The following table shows the test pressures and speeds the KLS has survived in laboratory duration testing directed at the challenging oilfield Rotary Control Device (RCD) seal market. The seals have also been tested at 543.40 sfpm (2.76 m/s) at pressure increments ranging from 100 to 1,000 psi (0.69 to 6.89 MPa). As a result of their remarkable performance, KLS lip seals have become our most popular large diameter rotary shaft seals.

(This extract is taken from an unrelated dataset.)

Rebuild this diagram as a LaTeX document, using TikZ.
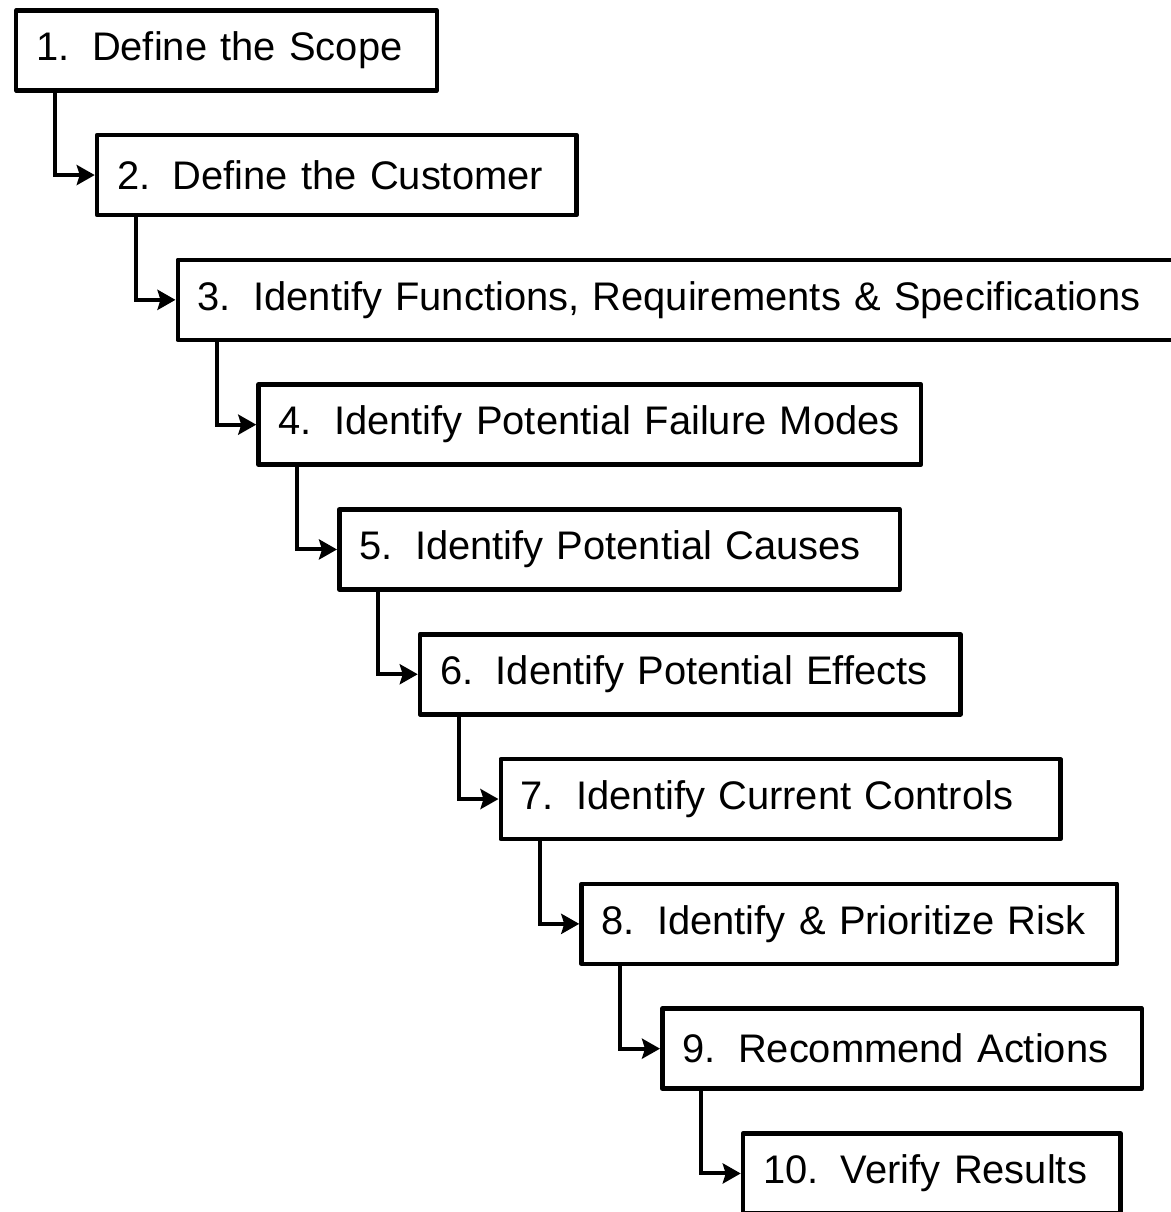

Shaft diameter		Pressure		Shaft Speed			ISO VG oil	Duration, hours
Inch	mm	psi	MPa	rpm	sfpm	m/s	ISO VG oil	Duration, hours
3.375	85.73	1,000	6.89	615	543.40	2.76	150.00	200+
10.500	266.70	1,500	10.34	50	137.44	0.70	320.00	200+
3.375	85.73	1,500	10.34	155	136.95	0.70	460.00	200+

For control purposes, we manufactured a lip seal like the KLS but with a carbon-graphite filled PTFE liner and no hydrodynamic waves. They failed in a few hours of operation at 500 psi (3.45) and 543.40 sfpm (2.76 m/s).

For information on implementing KLS seals, see Chapter C17 of our sealing handbook. The waves of a KLS lip seal are for one direction of shaft rotation only. If bidirectional rotation or higher pressure and speed combinations are required, consider our BDRP seal.

About Kalsi Engineering, Inc.

Kalsi Engineering, Inc. was founded by M. S. Kalsi, Ph.D. in 1978 and began as a consulting engineering company. Dr. Kalsi’s Ph.D. research led to a rotary shaft seal product line that is based on hydrodynamic interfacial lubrication. Continuing R&D has led to seal designs with significant pressure capability, such as KLS lip seals. Contact us for additional information and implementation assistance.

Call our highly qualified seal engineers at 281-240-6500 to discuss implementing KLS lip seals in your high-pressure rotating equipment.

Limitations of spring-loaded PTFE lip seals

Spring-loaded PTFE lip seals are widely used for rotary sealing applications, and for good reasons. In low differential pressure conditions, PTFE lip seals run well and can tolerate surprisingly high speed due to the relatively light lip load and the low friction characteristics of the PTFE-based seal material. In our testing, however, the running torque of PTFE lip seals increased dramatically at 500 and 1,000 psi (3.45 and 6.89 MPa) — even at the very slow rotary speed of 28.80 sfpm (0.15 m/s) — and was more than double the torque that was generated at 50 and 100 psi (0.34 and 0.69 MPa).

Seal-generated heat increases with torque and with speed but is not proportional to speed. Instead, seal-generated heat increases faster than the increase in speed. As a result, PTFE lip seals operating with high differential pressure are prone to overheating at what may seem like reasonable surface speeds.

PTFE is remarkable for its low friction characteristics, but its creep behavior under load makes it unsuitable as a seal material in its virgin unfilled state. Various fillers are added to PTFE lip seal materials to reduce creep and wear and increase strength. Beware that some of the fillers recommended for rotary service are abrasive and can wear the mating surface of the shaft.

The KLS seal design overcomes the pressure limitations of PTFE lip seals by addressing friction with hydrodynamic lubrication, which allows seal materials to be selected for pressure resistance instead of frictional properties.